360 Xenos (Memexport?) use similar memory controller methods as X18k?

jpr27

Regular
Please lock this thread and direct me to topic if this has been answered. I was reading about the Memory Controller in the high end X1800 and was wondering if the Xbox 360 used a similar controller (Memexport use any of the new release methods?). I know that the 360 memory is shared but is there any aspect of the new controller that is used and do we now have all the information pertaining to the 360's memory controller? Or is Memexport an entirely different ?

Again please lock and point me to topic if discussed. Otherwise I would like to know any similarities / differences between the two.

Thanks
 
Not quite sure what you are asking... but...

The programmable memory controller that is present in the x1800 series is also present in the x1300 and x1600 versions. Even the x800 (R4xx) series GPUs have a programmable memory controller, though to a lesser degree. The "Ring" memory bus is a new concept for the GPUs and is somewhat similar to the EIB bus that is present in the Cell CPU. That said... XENOS uses a more conventional memory interface, but is also programmable much like the r4xx/r5xx series GPUs. The Ring memory bus on the Radeon x1000 series GPUs should help it with high resolutions and high levels of FSAA, but as the resolutions on a console are more fixed and the daughter module on XENOS handles the FSAA with the eDRAM it is less necessary.

MEMEXPORT is a different feature that is unique to XENOS. It is also important to note that XENOS acts as the north bridge (memory controller) for the CPU (XENON).
 
I guess Im referring to programability (subsystem memory mapping?) of it. As you mentioned it is unique to the 360 but the memory controller in the X16k & X18k (which I believe differs from the X13k) and Xenos use the mentioned "ring bus". I guess Im asking if it shares similar aspects to X18k memory controller but is used in a unified Memory architecture (acts as a northbridge as you mentioned as well). I took this information from Daves article and maybe will help clarify what I'm getting at.

From Dave's article:

"MEMEXPORT expands the graphics pipeline further forward and in a general purpose and programmable way. For instance, one example of its operation could be to tessellate an object as well as to skin it by applying a shader to a vertex buffer, writing the results to memory as another vertex buffer, then using that buffer run a tessellation render, then run another vertex shader on that for skinning. MEMEXPORT could potentially be used to provide input to the tessellation unit itself by running a shader that calculates the tessellation factor by transforming the edges to screen space and then calculates the tessellation factor on each of the edges dependant on its screen space and feeds those results into the tessellation unit, resulting in a dynamic, screen space based tessellation routine. Other examples for its use could be to provide image based operations such as compositing, animating particles, or even operations that can alternate between the CPU and graphics processor."

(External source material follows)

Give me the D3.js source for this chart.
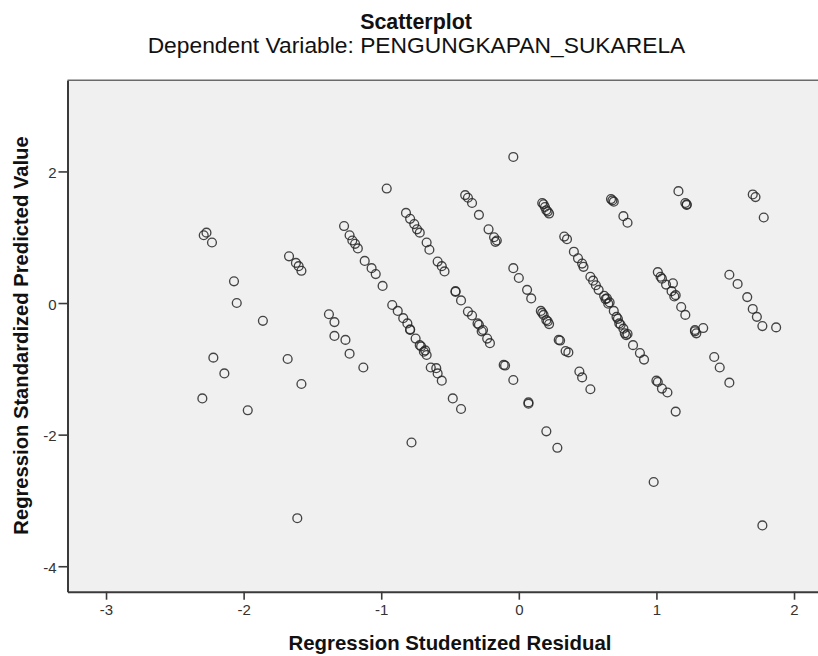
<!DOCTYPE html>
<html>
<head>
<meta charset="utf-8">
<script src="https://cdn.jsdelivr.net/npm/d3@7"></script>
<style>
  html, body { margin: 0; padding: 0; background: #ffffff; }
  svg { display: block; font-family: "Liberation Sans", Arial, sans-serif; }
</style>
</head>
<body>
<svg id="chart" width="818" height="656"></svg>
<script>
// ---- data ----
const chartTitle = "Scatterplot";
const chartSubtitle = "Dependent Variable: PENGUNGKAPAN_SUKARELA";
const xLabel = "Regression Studentized Residual";
const yLabel = "Regression Standardized Predicted Value";
const xTicks = [-3, -2, -1, 0, 1, 2];
const yTicks = [-4, -2, 0, 2];
const xDomain = [-3.28, 2.276];
const yDomain = [-4.387, 3.385];

const residuals = [
  -2.29,-2.27,-2.23,-2.07,-2.05,-1.86,-2.22,-2.14,-2.30,-1.97,
  -1.67,-1.62,-1.60,-1.58,-1.68,-1.58,-1.61,
  -1.27,-1.23,-1.21,-1.19,-1.17,-1.12,-1.07,-1.04,-0.99,-0.92,-0.88,-0.84,-0.81,-0.79,-0.79,-0.75,-0.72,-0.71,-0.69,-0.68,-0.67,-0.64,-0.60,-0.59,-0.56,-0.48,-0.42,
  -1.38,-1.34,-1.34,-1.26,-1.23,-1.13,
  -0.96,
  -0.82,-0.79,-0.76,-0.74,-0.72,-0.67,-0.65,-0.59,-0.56,-0.54,-0.46,-0.46,-0.42,-0.37,-0.34,-0.29,-0.30,-0.27,-0.26,-0.23,-0.21,-0.11,-0.10,-0.04,0.07,0.07,0.20,0.28,
  -0.39,-0.37,-0.34,-0.29,-0.22,-0.18,-0.17,-0.16,-0.04,0.00,0.06,0.09,0.16,0.17,0.18,0.20,0.21,0.22,0.30,0.29,0.34,0.36,0.44,0.46,0.52,
  0.17,0.18,0.19,0.20,0.21,0.22,0.33,0.35,0.40,0.43,0.46,0.47,0.52,0.54,0.56,0.58,0.62,0.63,0.64,0.65,0.66,0.69,0.71,0.72,0.73,0.74,0.76,0.77,0.78,0.79,0.83,0.88,0.91,1.00,1.01,1.04,1.08,1.14,
  0.67,0.68,0.69,0.76,0.79,1.01,1.03,1.04,1.07,1.12,1.11,1.13,1.14,1.18,1.21,1.28,1.29,1.28,1.34,1.42,1.46,1.53,
  1.16,1.21,1.22,1.22,1.53,1.59,1.66,1.70,1.73,1.77,1.87,1.77,1.70,1.72,1.78,
  -0.04,-0.78,0.98
];
const predicted = [
  1.03,1.07,0.92,0.33,0.00,-0.27,-0.83,-1.07,-1.45,-1.63,
  0.71,0.61,0.56,0.49,-0.85,-1.23,-3.27,
  1.17,1.03,0.95,0.90,0.83,0.64,0.53,0.44,0.26,-0.03,-0.12,-0.23,-0.31,-0.41,-0.40,-0.54,-0.64,-0.66,-0.74,-0.72,-0.79,-0.98,-0.99,-1.07,-1.18,-1.45,-1.61,
  -0.17,-0.29,-0.50,-0.56,-0.77,-0.98,
  1.74,
  1.37,1.28,1.20,1.12,1.07,0.92,0.81,0.63,0.56,0.48,0.17,0.18,0.04,-0.13,-0.19,-0.33,-0.31,-0.43,-0.41,-0.54,-0.61,-0.94,-0.95,-1.17,-1.51,-1.53,-1.95,-2.20,
  1.64,1.60,1.52,1.34,1.12,1.00,0.93,0.95,0.53,0.38,0.20,0.07,-0.12,-0.15,-0.18,-0.26,-0.28,-0.32,-0.57,-0.56,-0.73,-0.75,-1.04,-1.13,-1.31,
  1.52,1.50,1.46,1.41,1.39,1.36,1.01,0.97,0.78,0.68,0.60,0.55,0.40,0.34,0.27,0.20,0.11,0.06,0.07,-0.01,0.01,-0.12,-0.21,-0.24,-0.31,-0.33,-0.39,-0.46,-0.49,-0.47,-0.64,-0.76,-0.86,-1.18,-1.20,-1.30,-1.36,-1.65,
  1.58,1.56,1.54,1.32,1.22,0.47,0.40,0.37,0.28,0.30,0.18,0.10,0.12,-0.06,-0.18,-0.41,-0.46,-0.43,-0.38,-0.82,-0.98,-1.21,
  1.70,1.52,1.49,1.50,0.43,0.29,0.09,-0.09,-0.21,-0.35,-0.37,-3.38,1.65,1.61,1.30,
  2.22,-2.12,-2.72
];

// ---- layout ----
const W = 818, H = 656;
const plot = { left: 67.5, right: 832, top: 80.3, bottom: 591.7 };
const svg = d3.select("#chart");

svg.append("rect").attr("x", 0).attr("y", 0).attr("width", W).attr("height", H).attr("fill", "#ffffff");

const x = d3.scaleLinear().domain(xDomain).range([plot.left, plot.right]);
const y = d3.scaleLinear().domain(yDomain).range([plot.bottom, plot.top]);

// plot background
svg.append("rect")
  .attr("x", plot.left).attr("y", plot.top)
  .attr("width", plot.right - plot.left).attr("height", plot.bottom - plot.top)
  .attr("fill", "#f0f0f0");

// points
const points = residuals.map((r, i) => ({ r, p: predicted[i] }));
svg.append("g")
  .selectAll("circle")
  .data(points)
  .join("circle")
  .attr("cx", d => x(d.r))
  .attr("cy", d => y(d.p))
  .attr("r", 4.4)
  .attr("fill", "none")
  .attr("stroke", "#262626")
  .attr("stroke-opacity", 0.85)
  .attr("stroke-width", 1.35);

// frame top
svg.append("line").attr("x1", plot.left).attr("x2", plot.right).attr("y1", plot.top).attr("y2", plot.top)
  .attr("stroke", "#6a6a6a").attr("stroke-width", 1.5);

const fmt = d => String(d);

const xAxis = svg.append("g")
  .attr("transform", `translate(0,${plot.bottom})`)
  .call(d3.axisBottom(x).tickValues(xTicks).tickFormat(fmt).tickSize(8).tickSizeOuter(0).tickPadding(5));
const yAxis = svg.append("g")
  .attr("transform", `translate(${plot.left},0)`)
  .call(d3.axisLeft(y).tickValues(yTicks).tickFormat(fmt).tickSize(9).tickSizeOuter(0).tickPadding(2));

[xAxis, yAxis].forEach(g => {
  g.select(".domain").attr("stroke", "#3a3a3a").attr("stroke-width", 2);
  g.selectAll(".tick line").attr("stroke", "#3a3a3a").attr("stroke-width", 1.6);
  g.selectAll(".tick text")
    .attr("fill", "#333333")
    .style("font-size", "15px")
    .style("font-family", "'Liberation Sans', Arial, sans-serif");
});
yAxis.selectAll(".tick text").attr("dy", "0.42em");

// titles
svg.append("text")
  .attr("x", 416).attr("y", 28.5)
  .attr("text-anchor", "middle")
  .style("font-size", "21.4px").style("font-weight", "bold")
  .attr("fill", "#111")
  .text(chartTitle);

svg.append("text")
  .attr("x", 416.5).attr("y", 53.3)
  .attr("text-anchor", "middle")
  .style("font-size", "22.8px")
  .attr("fill", "#111")
  .text(chartSubtitle);

svg.append("text")
  .attr("x", 450).attr("y", 650)
  .attr("text-anchor", "middle")
  .style("font-size", "20.4px").style("font-weight", "bold")
  .attr("fill", "#111")
  .text(xLabel);

svg.append("text")
  .attr("transform", `translate(28.3,335.5) rotate(-90)`)
  .attr("text-anchor", "middle")
  .style("font-size", "20.2px").style("font-weight", "bold")
  .attr("fill", "#111")
  .text(yLabel);
</script>
</body>
</html>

Some recent forum posts have noted the flexability of the X18k memory controller (one mentioning gains in OGL performance through optimizations and subsystem memory mapping in the new memory controller. I was just wondering if the 360 Memexport shared some of these "subsystem memory mapping optimising ability?" feature so developers might be able to increase performance in their graphics engine or other aspect of game development. Or is this not needed due to the daughter die logic?

The thread I was referring to is: Recent Radeon X1K Memory Controller Improvements in OpenGL with AA (bah cant get the link function to work sorry :( )

Forgive me I know I probably hav'nt clarified this in the best way... its late :)
 
jpr27 said:
I guess Im asking if it shares similar aspects to X18k memory controller but is used in a unified Memory architecture (acts as a northbridge as you mentioned as well).
My own personal guess is, no. The x1800 has eight 32-bit memory interfaces sitting on that ring bus, and the ring bus likely being there in the first place because of the (assumed, but likely) difficulty of physically fitting so many interfaces with their corresponding pins to a chip die. Xenos on the other hand only has two 64-bit interfaces, how would you create a ring bus between just two parties, and what would be the point of it?